Ancient Greek city and archaeological site in modern Turkey

Atarneus (/əˈtɑrniəs/; Ἀταρνεύς), also known as Atarna (Ἄταρνα) and Atarneites (Ἀταρνείτης), was an ancient Greek city in the region of Aeolis, Asia Minor. It lies on the mainland opposite the island of Lesbos. It was on the road from Adramyttium to the plain of the Caicus. Its territory was called the Atarneitis.

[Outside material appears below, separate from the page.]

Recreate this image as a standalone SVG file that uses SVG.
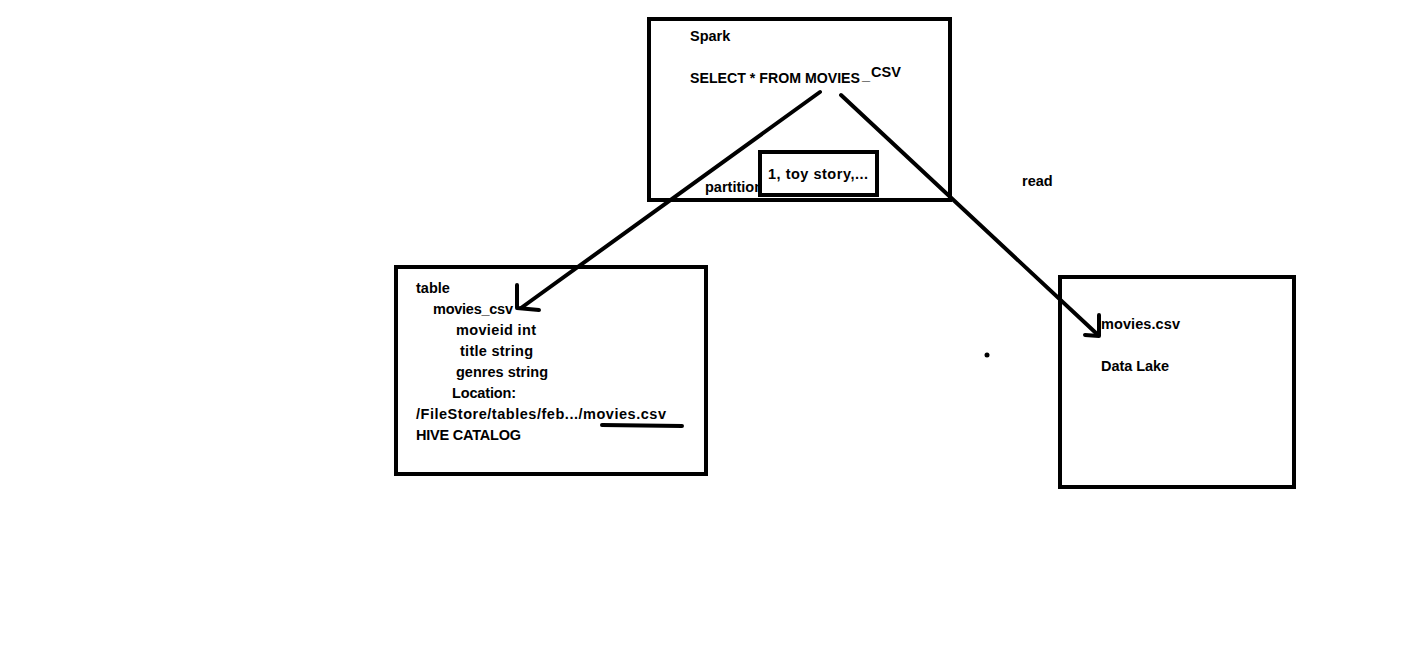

Atarneus seems to be the genuine original name, though Atarna, or Atarnea, and Aterne may have prevailed afterwards. Stephanus of Byzantium, who only gives the name Atarna, consistently makes the ethnic name Atarneus. Herodotus tells a story of the city and its territory, both of which were named Atarneus, being given to the Chians by Cyrus the Great, for their having surrendered to him Pactyes the Lydian. Stephanus and other ancient authorities consider Atarneus to be the Tarne written of in the Iliad by Homer; but perhaps incorrectly. The territory was a good corn country. Histiaeus the Milesian was defeated by the Persians at Malene in the Atarneitis, and taken prisoner. The place was occupied at a later time by some exiles from Chios, who from this strong position sallied out and plundered Ionia. Dercylidas besieged the city for eight months and at the end the citizens of the city accepted his terms. He appointed Dracon of Pellene in charge of the city.

Atarneus flowered in the 4th century BCE, when it was the seat of government of Hermias of Atarneus, a friend of Aristotle, ruling over the area from Atarneus to Assos. The city was deserted by inhabitants in the 1st century BCE, possibly following an outbreak of an unknown epidemic. Pausanias says that the same calamity befell the Atarneitae which drove the Myusii from their city; but as the position, of the two cities was not similar, it is not quite clear what he means. They left the place, however, if his statement is true; and Pliny the Elder, in his time, mentions Atarneus as no longer a city. Pausanias speaks of hot springs at Astyra, opposite to Lesbos, in the Atarneus.

The city is known by many for its association with the life of Aristotle. After the death of his father, Aristotle was cared for and educated by Proxenus of Atarneus, possibly an uncle of his. At the Academy Aristotle made friends with Hermias, who was later to become the ruler of Atarneus. Indeed, after the death of Plato, Aristotle went to stay with Hermias, subsequently marrying Hermias's niece Pythia.

According to Pliny the Elder, the Cetionis which was a transparent stone of many colours could be found in Atarneus.

Its site is located at Kale Tepe, northeast of the town of Dikili, Asiatic Turkey.